January 06, 2006
Linux Filesystem Benchmarks

Linux Gazette has a filesystem benchmark article, linked to from slashdot. The results of the benchmark are very interesting...

It's obvious that some filesystems are better for some things than others, and there isn't a huge winner that does good in everything. However, I was really surprised as to how many benchmarks ReiserFSv4 lost. Reiser4 was slowest for removing lots of files and directories, finding lots of files and directories, and creating and copying files. Granted, some of these are Reiser4 losing by half a second, but other times it's losing by almost 15 seconds (copy a 1 gb file). For me this is interesting simply because of the Reiser4 claim that it's the fastest filesystem around. Of course, we all know lies, damn lies, and benchmarks. Of course, I think I trust the benchmarks from LG than from the ReiserFS site :)

Ext2 (the non-journaled FS) kicks everything else's ass a lot for speed, but that's mostly because it's a more simplistic filesystem. For the CPU utilization for the tests JFS looks like it comes out ahead, as it does in the final 'total test time' graph.

Remember the whole 'tools in the toolbox' thing. Course, I'm still not sure what to put as the filesystem for the up-and-coming new ufies.org box... will probably stay with ext3 unless someone has a really good reason to go elsewhere.

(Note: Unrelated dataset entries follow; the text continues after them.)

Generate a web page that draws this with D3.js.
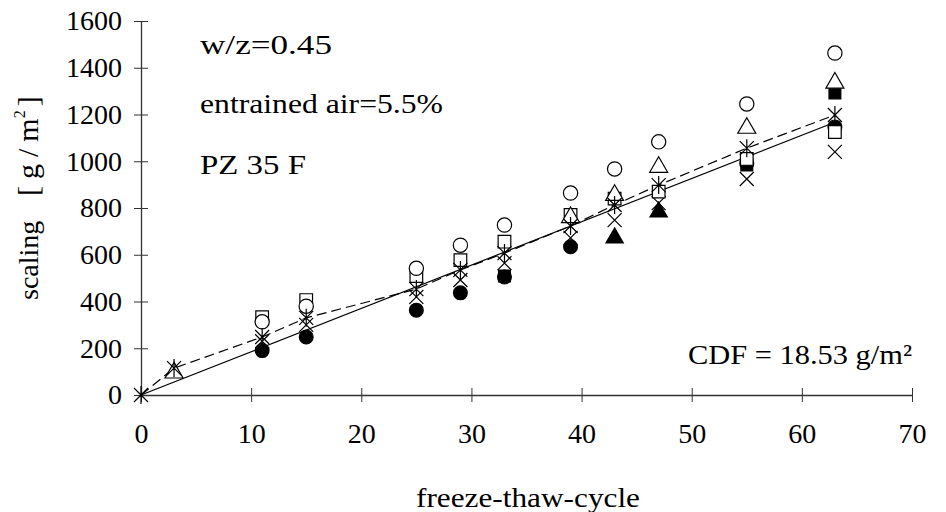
<!DOCTYPE html>
<html><head><meta charset="utf-8">
<script src="https://cdn.jsdelivr.net/npm/d3@7"></script>
<style>
html,body{margin:0;padding:0;background:#fff;}
svg{display:block;}
text{font-family:"Liberation Serif","Times New Roman",serif;fill:#000;}
</style></head>
<body>
<svg id="c" width="946" height="512"></svg>
<script>
// ---- data ----
const cycles = [0, 3, 11, 15, 25, 29, 33, 39, 43, 47, 55, 63];
const openCircle    = [null, null, 313, 380, 542, 641, 727, 864, 967, 1083, 1245, 1463];
const openSquare    = [null, null, 333, 406, 509, 577, 656, 770, 840, 870, 1010, 1125];
const openTriangle  = [null, 95, null, null, null, null, null, 760, 855, 975, 1142, 1335];
const filledCircle  = [null, null, 190, 248, 363, 437, 505, 634, null, null, 990, 1147];
const filledSquare  = [null, null, null, null, null, null, 509, null, null, null, 984, 1292];
const filledTriangle= [null, null, null, null, null, null, null, null, 672, 783, null, null];
const crossMark     = [null, null, 230, 300, 420, 492, 564, 672, 748, 821, 924, 1040];
const meanStar      = [0, 115, 248, 330, 453, 535, 607, 723, 813, 898, 1056, 1198];
const fitCycles = [0, 63];
const fitValues = [0, 1167];
const xTicks = [0, 10, 20, 30, 40, 50, 60, 70];
const yTicks = [0, 200, 400, 600, 800, 1000, 1200, 1400, 1600];
const notes = ["w/z=0.45", "entrained air=5.5%", "PZ 35 F"];
const cdfLabel = "CDF = 18.53 g/m²";

const svg = d3.select("#c");
const x = d3.scaleLinear().domain([0, 70]).range([141, 912]);
const y = d3.scaleLinear().domain([0, 1600]).range([395, 21]);
const axisColor = "#333";
const FS = 28;

// axes
const gx = svg.append("g").attr("transform", `translate(0,${y(0)})`)
  .call(d3.axisBottom(x).tickValues(xTicks).tickFormat(d3.format("d"))
    .tickSizeInner(7).tickSizeOuter(0).tickPadding(21));
gx.selectAll(".tick line").attr("y1", -7).attr("y2", 7).attr("stroke", axisColor);
gx.select(".domain").attr("stroke", axisColor).attr("stroke-width", 1.3);
gx.selectAll(".tick text").attr("font-size", FS).attr("font-family", "Liberation Serif").attr("fill", "#000");

const gy = svg.append("g").attr("transform", `translate(${x(0)},0)`)
  .call(d3.axisLeft(y).tickValues(yTicks).tickFormat(d3.format("d"))
    .tickSizeInner(7).tickSizeOuter(0).tickPadding(12));
gy.selectAll(".tick line").attr("x1", -7).attr("x2", 7).attr("stroke", axisColor);
gy.select(".domain").attr("stroke", axisColor).attr("stroke-width", 1.3);
gy.selectAll(".tick text").attr("font-size", FS).attr("font-family", "Liberation Serif").attr("fill", "#000");

// lines
const pts = (xs, ys) => xs.map((c, i) => [c, ys[i]]).filter(d => d[1] != null);
const line = d3.line().x(d => x(d[0])).y(d => y(d[1]));
svg.append("path").attr("d", line(pts(fitCycles, fitValues)))
  .attr("fill", "none").attr("stroke", "#000").attr("stroke-width", 1.2);
svg.append("path").attr("d", line(pts(cycles, meanStar)))
  .attr("fill", "none").attr("stroke", "#000").attr("stroke-width", 1.2)
  .attr("stroke-dasharray", "10,5");

// markers
const r = 7;
const crossPath = `M${-r},${-r}L${r},${r}M${-r},${r}L${r},${-r}`;
const starPath = crossPath + `M0,${-r - 2}L0,${r + 2}`;
const series = [
  {vals: crossMark, path: crossPath, fill: "none"},
  {vals: filledCircle, path: d3.symbol(d3.symbolCircle, 150)(), fill: "#000"},
  {vals: filledSquare, path: d3.symbol(d3.symbolSquare, 140)(), fill: "#000"},
  {vals: filledTriangle, path: d3.symbol(d3.symbolTriangle, 130)(), fill: "#000"},
  {vals: openSquare, path: d3.symbol(d3.symbolSquare, 160)(), fill: "#fff"},
  {vals: openTriangle, path: d3.symbol(d3.symbolTriangle, 140)(), fill: "#fff"},
  {vals: openCircle, path: d3.symbol(d3.symbolCircle, 160)(), fill: "#fff"},
  {vals: meanStar, path: starPath, fill: "none"}
];
series.forEach(s => {
  svg.append("g").selectAll("path").data(pts(cycles, s.vals)).join("path")
    .attr("transform", d => `translate(${x(d[0])},${y(d[1])})`)
    .attr("d", s.path).attr("fill", s.fill)
    .attr("stroke", "#000").attr("stroke-width", 1.2);
});

// texts
const addText = (t, px, py, len) => svg.append("text").attr("x", px).attr("y", py)
  .attr("font-size", FS).attr("fill", "#000")
  .attr("textLength", len).attr("lengthAdjust", "spacingAndGlyphs").text(t);
addText(notes[0], 200, 54, 132);
addText(notes[1], 200, 113, 243);
addText(notes[2], 200, 174, 106);
addText(cdfLabel, 688, 364, 224);
addText("freeze-thaw-cycle", 416, 507, 224);

const yl = svg.append("text").attr("transform", "translate(38,300) rotate(-90)")
  .attr("font-size", FS).attr("fill", "#000");
yl.append("tspan").attr("fill", "#000").text("scaling");
yl.append("tspan").attr("fill", "#000").attr("x", 104).attr("font-size", 30)
  .attr("letter-spacing", 7).text("[g/");
yl.append("tspan").attr("fill", "#000").attr("font-size", 30).text("m");
yl.append("tspan").attr("fill", "#000").attr("font-size", 16).attr("dy", -13).text("2");
yl.append("tspan").attr("fill", "#000").attr("font-size", 30).attr("dy", 13).attr("dx", 4).text("]");
</script>
</body></html>
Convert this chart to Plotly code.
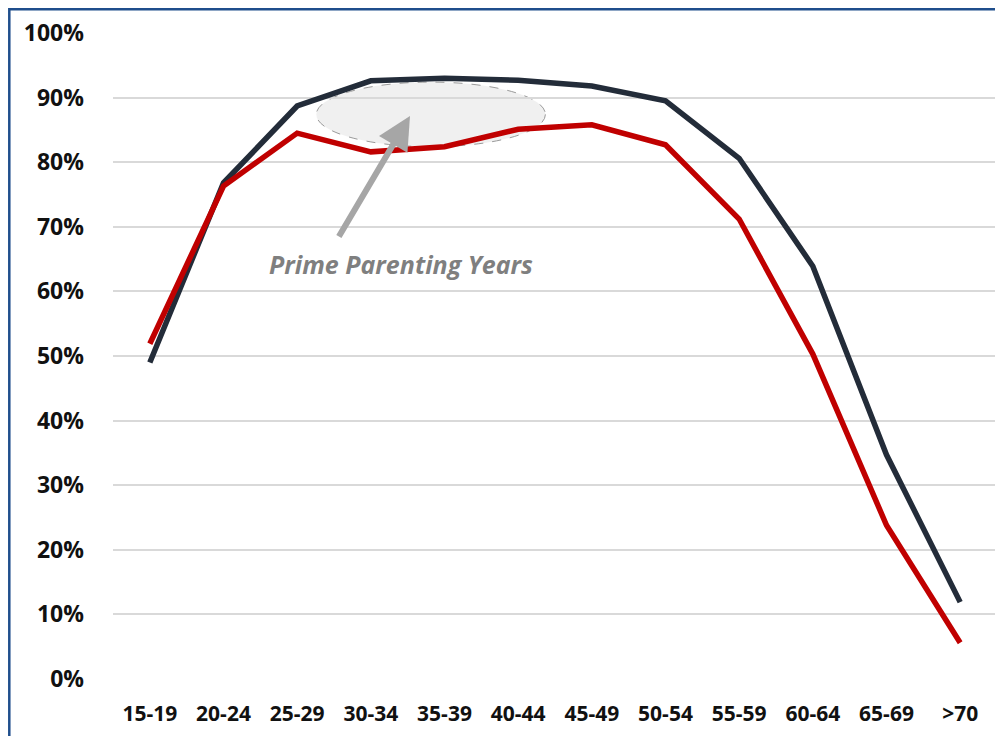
import plotly.graph_objects as go

categories = ["15-19", "20-24", "25-29", "30-34", "35-39", "40-44", "45-49",
              "50-54", "55-59", "60-64", "65-69", ">70"]
dark_series = [0.490, 0.768, 0.887, 0.926, 0.930, 0.927, 0.918, 0.895, 0.806, 0.639, 0.347, 0.119]
red_series = [0.519, 0.763, 0.845, 0.816, 0.824, 0.851, 0.858, 0.827, 0.712, 0.503, 0.238, 0.056]
y_ticks = [0, 0.1, 0.2, 0.3, 0.4, 0.5, 0.6, 0.7, 0.8, 0.9, 1.0]
y_tick_labels = ["0%", "10%", "20%", "30%", "40%", "50%", "60%", "70%", "80%", "90%", "100%"]

OFF = 8  # page body margin
W, H = 1003 - OFF, 736 - OFF
L, R, T, B = 113 - OFF, 6, 33 - OFF, 57
pw = W - L - R
ph = H - T - B


def px(xp):
    return (xp - OFF - L) / pw


def py(yp):
    return 1 - (yp - OFF - T) / ph


fig = go.Figure()

# highlighted ellipse (drawn below the lines)
fig.add_shape(type="circle", xref="x", yref="y",
              x0=2.26, x1=5.37, y0=0.824, y1=0.924,
              fillcolor="rgba(235,235,235,0.75)",
              line=dict(color="#9a9a9a", width=1, dash="dash"), layer="below")

fig.add_trace(go.Scatter(x=categories, y=dark_series, mode="lines",
                         line=dict(color="#232c39", width=5.5), name="Dark"))
fig.add_trace(go.Scatter(x=categories, y=red_series, mode="lines",
                         line=dict(color="#c00000", width=5.5), name="Red"))

# arrow
fig.add_annotation(x=px(410), y=py(116), xref="paper", yref="paper",
                   ax=338 - 410, ay=238 - 116, axref="pixel", ayref="pixel",
                   showarrow=True, arrowhead=2, arrowsize=1.1, arrowwidth=6,
                   arrowcolor="#a6a6a6", text="")
fig.add_annotation(x=px(401), y=py(264), xref="paper", yref="paper",
                   xanchor="center", yanchor="middle",
                   text="<b><i>Prime Parenting Years</i></b>", showarrow=False,
                   font=dict(family="Open Sans", size=25, color="#7f7f7f"))

# outer border (left and top visible)
fig.add_shape(type="rect", xref="paper", yref="paper",
              x0=px(9.3), x1=1.2, y0=-0.3, y1=py(9.3),
              line=dict(color="#1f4e8c", width=2.5), fillcolor="rgba(0,0,0,0)")

fig.update_layout(
    width=W, height=H,
    margin=dict(l=L, r=R, t=T, b=B),
    paper_bgcolor="white", plot_bgcolor="white",
    showlegend=False,
    font=dict(family="Open Sans", color="#1a1a1a"),
)
fig.update_xaxes(type="category", showgrid=False, showline=False, zeroline=False,
                 ticks="", ticklabelstandoff=20,
                 tickfont=dict(size=21, family="Open Sans", color="#111111"),
                 tickprefix="<b>", ticksuffix="</b>", range=[-0.5, 11.5])
fig.update_yaxes(range=[0, 1.0], tickvals=y_ticks, ticktext=["<b>" + t + "</b>" for t in y_tick_labels],
                 showgrid=True, gridcolor="#d9d9d9", gridwidth=1.5, zeroline=False,
                 showline=False, ticks="", ticklen=0, ticklabelstandoff=28,
                 tickfont=dict(size=23, family="Open Sans", color="#111111"))

fig.write_html("out.html")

Posted by Arcterex at January 06, 2006 10:35 AM

Comments

So which are you going with?


Posted by: Anonymous on January 6, 2006 8:31 PM

I will stick to ReiserFS anyway. Mind you, ReiserFS 4 is not considered stable yet by many respected distros (Gentoo Linux being my choice), so I would expect it to gain in throughput soon enough.

In any case, if you use LVM or EVMS for volume management, and you need to assign disk space dinamically, according to changing needs on a sizeable server installation, your choice should be ReiserFS, since it lets you resize LVM or EVMS "partitions" without rebooting the machine, as opposed to ext3, for instance.

If you need more speed on that kind of installation, then there are other solutions to provide scalability and throughput. Reliability and manageability are, in this case more important.


Posted by: Carlos Man on January 7, 2006 8:18 AM

Reiser is a fast JOURNALING file system, but because it has to write the journal entries before it writes the disk, it can't be as fast as a non-journaling file system.


Posted by: George on January 9, 2006 5:36 AM

@George
The thing is the benchmarks show it's not nearly as fast as other journaled filesystems :)


Posted by: Arcterex on January 9, 2006 9:50 AM

It is worth noting that reiser4 is designed to run on systems with fast CPUs. If you have a PIII 500 then reiser4 is not for you.